How Is Search Data Different from Clickstream Data?

Search analytics introduces some qualitative data from the search term coupled with many quantitative data points in the form of click-through rates, traffic volume, conversion rates, and more.

You can get some insight into users’ intent and decision-making processes by looking at groups of search terms as qualitative data points. For example, if a user comes to your site from three different search terms, looking at those terms may show some of the decision making that has occurred. For instance, if the search pattern looks like “ACME widgets”→“ACME widget reviews”→“ACME widget sale”, we can see that the user started out looking for a product, was then influenced by the reviews, and then looked for a discounted price. You can further amplify this qualitative data with site surveys. By bringing together qualitative data and quantitative data, we can start to get a better idea of the intent of our users, and optimize their experience.

Qualitative data measures behavior and the reasons driving that behavior. For example, surveys and questionnaires can provide qualitative data; in our case, this may also come from search parameter patterns over repeat sessions.

Quantitative data is numerical data. Examples of this are the number of visits to a website, or the number of people who purchase a product.

Clickstream data measures the actions users take on your website by tracking what and where they click.

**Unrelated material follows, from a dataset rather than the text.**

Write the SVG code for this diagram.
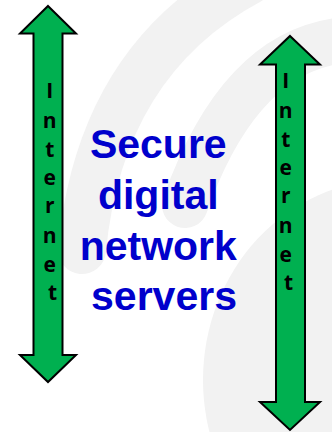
<svg xmlns="http://www.w3.org/2000/svg" width="332" height="432" viewBox="0 0 332 432">
  <style>
    .bg { fill: #f2f2f2; }
    .band { fill: none; stroke: #f2f2f2; stroke-linecap: round; }
    .arrow { fill: #00B050; stroke: #000000; stroke-width: 2; stroke-linejoin: miter; }
    .vlabel { font-family: "Open Sans", "DejaVu Sans", sans-serif; font-weight: bold; font-size: 21px; fill: #000000; text-anchor: middle; }
    .title { font-family: "Liberation Sans", Arial, sans-serif; font-weight: bold; font-size: 41px; fill: #0000CC; text-anchor: middle; }
  </style>
  <rect width="332" height="432" fill="#ffffff"/>
  <g id="background">
    <path class="band" stroke-width="48" d="M 250,-20 Q 100,60 82,250"/>
    <path class="band" stroke-width="46" d="M 345,40 Q 240,50 185,205"/>
    <ellipse class="bg" cx="390" cy="380" rx="187" ry="200"/>
  </g>
  <g id="connectors"></g>
  <g id="internet-left">
    <polygon class="arrow" points="48,6 76,33.5 62.5,33.5 62.5,355 76,355 48,382 20,355 33.5,355 33.5,33.5 20,33.5"/>
    <text class="vlabel">
      <tspan x="52.5" y="98">I</tspan>
      <tspan x="52.5" y="128">n</tspan>
      <tspan x="52.5" y="157">t</tspan>
      <tspan x="52.5" y="185">e</tspan>
      <tspan x="52.5" y="213">r</tspan>
      <tspan x="52.5" y="243">n</tspan>
      <tspan x="52.5" y="272">e</tspan>
      <tspan x="52.5" y="300">t</tspan>
    </text>
  </g>
  <g id="internet-right">
    <polygon class="arrow" points="290,36 320,64.5 305,64.5 305,402 320,402 290,430 260,402 276,402 276,64.5 260,64.5"/>
    <text class="vlabel">
      <tspan x="288.5" y="88">I</tspan>
      <tspan x="288.5" y="118">n</tspan>
      <tspan x="288.5" y="147">t</tspan>
      <tspan x="288.5" y="175">e</tspan>
      <tspan x="288.5" y="203">r</tspan>
      <tspan x="288.5" y="233">n</tspan>
      <tspan x="288.5" y="262">e</tspan>
      <tspan x="288.5" y="290">t</tspan>
    </text>
  </g>
  <g id="title">
    <text class="title">
      <tspan x="164" y="158">Secure</tspan>
      <tspan x="164" y="209">digital</tspan>
      <tspan x="164" y="260">network</tspan>
      <tspan x="164" y="310">servers</tspan>
    </text>
  </g>
</svg>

You can get better ideas of “intent patterns” through search when you merge your external search data with your on-site search data. Perhaps many users come to your site through branded terms, meaning words that are specific to only your brand. An example of this would be a search for “iPhone”: that is specific to Apple, and there is a brand association there. When users show up from a branded term, what secondary searches do they perform on your site?

Have you enabled your clickstream analytics to capture the referring search terms and the associated site search terms? Are you recognizing that many users who come to your site on branded terms are looking for a specific product? Or perhaps there are a great number of support searches. If you have paid for the click-through SEM, maximize the value by learning what users are looking for and develop landing pages to bring this needed information closer to the user. In the case of SEO, you cannot always dictate what page will rank, but you can improve your site’s general navigation to include links to these deeper pages. Recognizing your customers’ needs and providing content that helps them will in the long run also help improve your business.

Search also gives you insight into the language of your customers. The goal of keyword research is to understand the language landscape of the search engines. What are the search volumes like, and how competitive are other sites on these terms? This is data that can be fed to other marketing channels. Why not apply this keyword research to your email deployments or your in-store flyers, bringing online and offline insights together to create subject lines and in-store banners with the language customers use?

When we talk about branded versus nonbranded words, I see all too often a confusion with internal versus external language. Internally you may want to call your product “the super best product ever!” while users may simply call it “widget.” Unless you have the dollars and branding resources to get people to change their language, you may need to recognize that it is easier to get people to think about your product by creating at least a small word association to the word “widget.” Ignoring the elephant in the room and calling your product anything but may result in people not having that “ah ha!” moment and realizing that your widget is really also “the super best product ever.” Search is as much about measuring word use and linguistic needs as it is about measuring clicks, inbound links, and other data points.

Beyond these factors, SEO has unique challenges in that all the major search engines operate as black boxes. The search engines do not let anyone know the recipe for their secret sauce, or in this case the algorithm that makes them run. To better understand these algorithms, SEO specialists have had to try to reverse engineer them. It’s also important to understand that each engine runs different algorithms—for example, Bing runs a different algorithm than Google. Each engine’s algorithm is proprietary to that engine; in some cases, other engines may lease these algorithms (as Yahoo! now leases Bing’s algorithm), but each major algorithm will have its own quirks and issues to test against.

The best way to reverse engineer something such as a search algorithm is to look at data points, examining them to try to determine which return positive feedback and which return negative feedback. Analytics help take a lot of the guesswork out of the SEO’s job.

Search analytics is not just about measuring traffic delivered, but also about landing page optimization (LPO) and conversion rate optimization (CRO). LPO is focused on retaining and moving people through your site; it acknowledges that not everyone comes to your site through the home page. You typically start by optimizing your highvolume entry pages and work down from there. CRO is focused on moving people through a funnel to a goal. This conversion may occur over several visits as part of the overall life cycle and decision-making process of purchasing a product. CRO takes into account the stages of this process and the needs of a user to help that user make a decision as quickly as possible.

A search strategy is not concerned simply with delivering traffic to a site; it must take into consideration the handoff of that traffic, as well as the pathing of that traffic to each goal and objective. Site search also helps facilitate the measurement of on-site navigation issues and needs. Think about moving beyond measuring traffic volume, and measuring business objectives and goals. Think about measuring to improve those objectives and goals.